──────── Record excerpts

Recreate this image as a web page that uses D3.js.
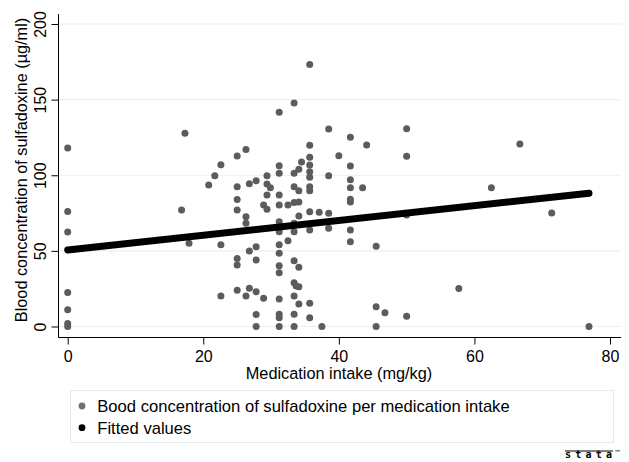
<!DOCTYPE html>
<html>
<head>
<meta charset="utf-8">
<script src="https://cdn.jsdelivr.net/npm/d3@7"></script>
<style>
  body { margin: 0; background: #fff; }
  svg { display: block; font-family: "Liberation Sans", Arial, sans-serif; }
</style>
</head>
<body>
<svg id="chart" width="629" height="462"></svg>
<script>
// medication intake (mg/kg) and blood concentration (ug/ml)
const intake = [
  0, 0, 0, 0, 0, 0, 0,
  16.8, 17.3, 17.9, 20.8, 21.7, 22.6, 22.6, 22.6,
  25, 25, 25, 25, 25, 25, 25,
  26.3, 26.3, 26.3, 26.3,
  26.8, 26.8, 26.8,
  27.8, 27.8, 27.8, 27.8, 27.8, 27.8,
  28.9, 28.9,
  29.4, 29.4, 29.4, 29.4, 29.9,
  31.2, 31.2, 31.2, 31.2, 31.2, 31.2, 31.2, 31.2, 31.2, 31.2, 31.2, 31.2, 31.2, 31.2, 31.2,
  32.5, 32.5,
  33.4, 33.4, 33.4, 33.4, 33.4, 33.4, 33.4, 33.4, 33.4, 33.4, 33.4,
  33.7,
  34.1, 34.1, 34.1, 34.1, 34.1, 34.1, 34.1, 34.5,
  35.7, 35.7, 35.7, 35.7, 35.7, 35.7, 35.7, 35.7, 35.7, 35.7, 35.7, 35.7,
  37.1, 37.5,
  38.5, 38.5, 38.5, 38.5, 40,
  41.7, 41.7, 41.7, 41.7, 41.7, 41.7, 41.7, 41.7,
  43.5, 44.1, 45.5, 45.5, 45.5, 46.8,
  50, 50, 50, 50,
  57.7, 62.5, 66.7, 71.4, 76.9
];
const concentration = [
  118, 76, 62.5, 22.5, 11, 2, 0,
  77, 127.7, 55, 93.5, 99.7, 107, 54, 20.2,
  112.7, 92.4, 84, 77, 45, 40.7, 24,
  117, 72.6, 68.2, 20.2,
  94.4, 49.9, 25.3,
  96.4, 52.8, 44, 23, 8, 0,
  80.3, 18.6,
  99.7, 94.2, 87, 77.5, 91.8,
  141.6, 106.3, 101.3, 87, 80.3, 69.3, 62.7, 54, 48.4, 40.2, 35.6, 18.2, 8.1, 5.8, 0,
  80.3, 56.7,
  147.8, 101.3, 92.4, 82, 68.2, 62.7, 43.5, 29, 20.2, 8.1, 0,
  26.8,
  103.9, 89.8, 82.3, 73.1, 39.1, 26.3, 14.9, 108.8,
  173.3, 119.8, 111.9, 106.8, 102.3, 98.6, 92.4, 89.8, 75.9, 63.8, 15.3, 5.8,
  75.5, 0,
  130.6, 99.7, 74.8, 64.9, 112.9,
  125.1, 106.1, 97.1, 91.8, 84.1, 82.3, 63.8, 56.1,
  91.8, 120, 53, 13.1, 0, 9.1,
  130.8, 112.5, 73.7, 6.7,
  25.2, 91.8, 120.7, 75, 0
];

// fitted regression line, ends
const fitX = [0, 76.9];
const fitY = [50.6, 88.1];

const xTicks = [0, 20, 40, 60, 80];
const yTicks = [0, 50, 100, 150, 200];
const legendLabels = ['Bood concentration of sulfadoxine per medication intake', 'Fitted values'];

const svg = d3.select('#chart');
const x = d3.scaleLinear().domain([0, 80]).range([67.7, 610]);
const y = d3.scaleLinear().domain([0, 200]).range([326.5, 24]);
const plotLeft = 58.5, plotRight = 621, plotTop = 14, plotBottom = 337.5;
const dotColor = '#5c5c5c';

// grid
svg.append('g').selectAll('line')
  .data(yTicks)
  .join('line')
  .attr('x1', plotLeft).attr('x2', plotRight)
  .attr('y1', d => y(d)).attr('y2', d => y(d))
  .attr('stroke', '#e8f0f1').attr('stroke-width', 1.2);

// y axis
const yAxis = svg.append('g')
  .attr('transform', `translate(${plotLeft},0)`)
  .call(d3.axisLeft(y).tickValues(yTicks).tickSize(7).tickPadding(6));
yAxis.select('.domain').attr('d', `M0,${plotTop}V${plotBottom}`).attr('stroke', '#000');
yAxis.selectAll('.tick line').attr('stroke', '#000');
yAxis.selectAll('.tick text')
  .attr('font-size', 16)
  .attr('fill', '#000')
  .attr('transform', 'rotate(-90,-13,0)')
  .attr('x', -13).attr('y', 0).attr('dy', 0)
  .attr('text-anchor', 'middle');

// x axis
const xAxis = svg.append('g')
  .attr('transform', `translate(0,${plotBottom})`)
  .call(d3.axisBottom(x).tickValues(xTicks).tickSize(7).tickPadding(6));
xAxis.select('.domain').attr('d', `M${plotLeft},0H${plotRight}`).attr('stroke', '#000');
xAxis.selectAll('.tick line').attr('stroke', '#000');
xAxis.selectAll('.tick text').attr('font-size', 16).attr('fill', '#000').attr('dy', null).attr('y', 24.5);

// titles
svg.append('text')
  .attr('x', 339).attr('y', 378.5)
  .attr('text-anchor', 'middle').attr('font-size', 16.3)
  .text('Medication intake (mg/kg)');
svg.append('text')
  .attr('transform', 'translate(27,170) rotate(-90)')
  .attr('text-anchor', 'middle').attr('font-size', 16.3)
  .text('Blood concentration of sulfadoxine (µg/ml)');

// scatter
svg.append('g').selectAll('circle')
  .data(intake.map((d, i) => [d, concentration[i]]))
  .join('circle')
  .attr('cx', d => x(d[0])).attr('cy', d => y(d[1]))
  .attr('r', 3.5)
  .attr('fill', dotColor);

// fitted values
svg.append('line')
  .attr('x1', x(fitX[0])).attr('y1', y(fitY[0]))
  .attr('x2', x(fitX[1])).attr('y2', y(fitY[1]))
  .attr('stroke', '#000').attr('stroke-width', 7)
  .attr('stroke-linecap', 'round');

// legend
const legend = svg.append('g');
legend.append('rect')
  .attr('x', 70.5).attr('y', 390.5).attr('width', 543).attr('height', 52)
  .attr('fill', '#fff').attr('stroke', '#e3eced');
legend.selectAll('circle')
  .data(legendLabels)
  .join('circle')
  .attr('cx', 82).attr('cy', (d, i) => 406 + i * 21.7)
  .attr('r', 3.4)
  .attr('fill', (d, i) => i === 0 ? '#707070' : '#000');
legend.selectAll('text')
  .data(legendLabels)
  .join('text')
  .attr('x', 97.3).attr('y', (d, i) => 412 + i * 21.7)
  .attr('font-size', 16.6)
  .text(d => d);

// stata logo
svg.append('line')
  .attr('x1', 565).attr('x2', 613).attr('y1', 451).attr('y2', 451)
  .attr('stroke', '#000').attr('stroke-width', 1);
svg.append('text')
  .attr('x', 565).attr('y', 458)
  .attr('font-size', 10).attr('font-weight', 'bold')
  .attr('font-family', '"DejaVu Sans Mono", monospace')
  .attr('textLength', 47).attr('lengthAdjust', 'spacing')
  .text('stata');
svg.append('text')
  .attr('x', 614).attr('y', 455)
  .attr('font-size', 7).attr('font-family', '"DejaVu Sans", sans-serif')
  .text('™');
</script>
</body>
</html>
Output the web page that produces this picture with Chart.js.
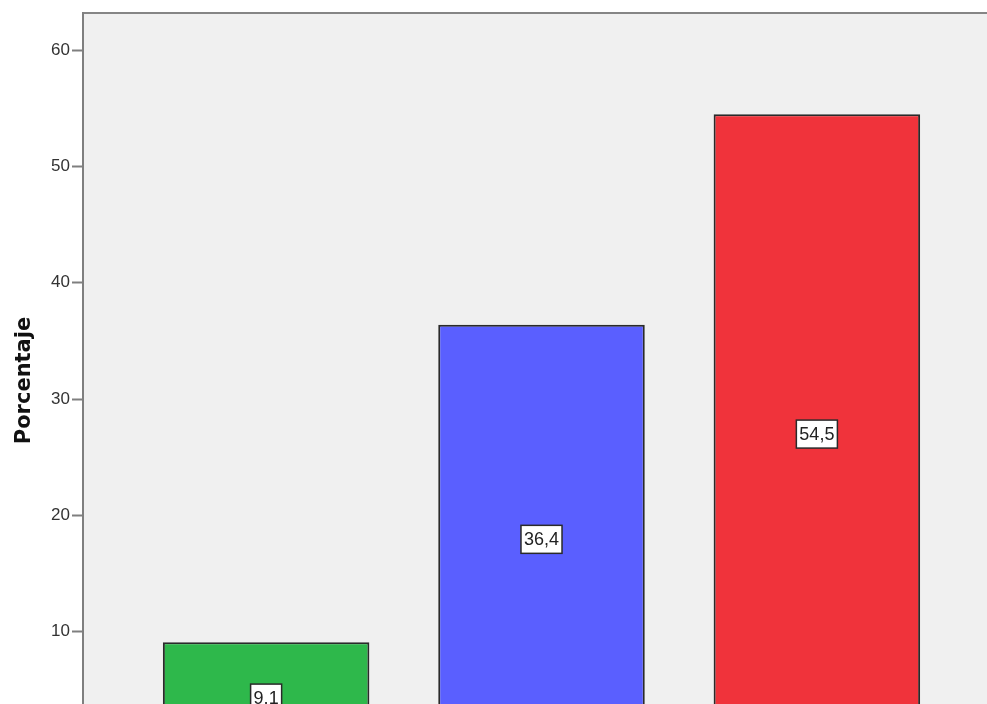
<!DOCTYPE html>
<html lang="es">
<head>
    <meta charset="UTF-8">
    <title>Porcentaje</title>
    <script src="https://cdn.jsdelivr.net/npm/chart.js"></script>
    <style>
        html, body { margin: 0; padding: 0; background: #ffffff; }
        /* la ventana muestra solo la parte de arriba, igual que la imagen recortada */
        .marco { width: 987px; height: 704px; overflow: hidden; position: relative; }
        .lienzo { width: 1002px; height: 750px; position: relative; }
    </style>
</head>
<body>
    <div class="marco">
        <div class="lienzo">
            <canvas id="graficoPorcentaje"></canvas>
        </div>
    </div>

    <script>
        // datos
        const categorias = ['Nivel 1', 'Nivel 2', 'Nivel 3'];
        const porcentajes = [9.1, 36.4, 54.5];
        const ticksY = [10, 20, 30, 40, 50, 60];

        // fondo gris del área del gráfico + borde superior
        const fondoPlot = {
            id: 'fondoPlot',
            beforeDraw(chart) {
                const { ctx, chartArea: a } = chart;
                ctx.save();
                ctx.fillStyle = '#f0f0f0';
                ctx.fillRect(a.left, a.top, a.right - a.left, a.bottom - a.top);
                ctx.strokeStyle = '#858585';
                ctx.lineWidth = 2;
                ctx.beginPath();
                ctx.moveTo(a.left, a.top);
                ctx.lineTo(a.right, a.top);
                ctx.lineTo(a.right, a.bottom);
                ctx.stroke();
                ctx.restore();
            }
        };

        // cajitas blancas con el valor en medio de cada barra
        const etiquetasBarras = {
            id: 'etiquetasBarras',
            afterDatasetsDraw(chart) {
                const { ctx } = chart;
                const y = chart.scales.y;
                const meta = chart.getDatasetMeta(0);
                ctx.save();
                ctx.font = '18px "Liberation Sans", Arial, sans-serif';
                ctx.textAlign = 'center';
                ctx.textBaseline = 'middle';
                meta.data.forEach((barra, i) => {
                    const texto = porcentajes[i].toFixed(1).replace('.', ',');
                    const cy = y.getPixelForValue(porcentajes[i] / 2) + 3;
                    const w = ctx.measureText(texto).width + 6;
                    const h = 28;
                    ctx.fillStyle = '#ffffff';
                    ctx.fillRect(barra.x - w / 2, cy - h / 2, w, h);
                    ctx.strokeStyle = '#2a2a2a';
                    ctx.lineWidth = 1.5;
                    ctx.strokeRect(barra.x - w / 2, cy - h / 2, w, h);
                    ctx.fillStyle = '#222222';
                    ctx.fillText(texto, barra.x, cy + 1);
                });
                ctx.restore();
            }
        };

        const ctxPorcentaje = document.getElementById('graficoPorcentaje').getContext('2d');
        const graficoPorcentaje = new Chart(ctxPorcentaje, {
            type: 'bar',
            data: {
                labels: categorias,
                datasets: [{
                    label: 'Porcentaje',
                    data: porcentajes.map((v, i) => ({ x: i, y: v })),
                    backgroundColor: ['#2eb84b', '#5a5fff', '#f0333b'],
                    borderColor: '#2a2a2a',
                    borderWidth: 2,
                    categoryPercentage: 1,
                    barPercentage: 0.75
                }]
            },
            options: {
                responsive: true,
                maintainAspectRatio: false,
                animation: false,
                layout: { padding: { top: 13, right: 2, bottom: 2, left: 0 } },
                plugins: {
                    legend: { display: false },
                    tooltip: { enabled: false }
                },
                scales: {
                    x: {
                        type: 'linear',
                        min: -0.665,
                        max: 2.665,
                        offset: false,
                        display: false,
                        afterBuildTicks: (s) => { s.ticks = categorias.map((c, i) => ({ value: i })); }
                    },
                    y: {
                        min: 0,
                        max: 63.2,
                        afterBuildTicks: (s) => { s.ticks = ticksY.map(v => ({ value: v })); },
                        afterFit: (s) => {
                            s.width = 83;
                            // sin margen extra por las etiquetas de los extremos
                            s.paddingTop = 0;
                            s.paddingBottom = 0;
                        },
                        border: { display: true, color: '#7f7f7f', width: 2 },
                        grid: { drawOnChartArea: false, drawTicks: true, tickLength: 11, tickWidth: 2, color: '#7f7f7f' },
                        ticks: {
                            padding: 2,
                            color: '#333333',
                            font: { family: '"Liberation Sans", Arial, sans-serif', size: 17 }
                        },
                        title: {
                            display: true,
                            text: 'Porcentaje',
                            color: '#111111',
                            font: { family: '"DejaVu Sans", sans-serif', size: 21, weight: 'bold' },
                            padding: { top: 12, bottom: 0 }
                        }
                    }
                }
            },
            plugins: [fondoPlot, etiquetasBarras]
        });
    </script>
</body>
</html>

────────────────

Directive: Go through the entries above and pull out each line with "picture" in it.

Complete answer:
Output the web page that produces this picture with Chart.js.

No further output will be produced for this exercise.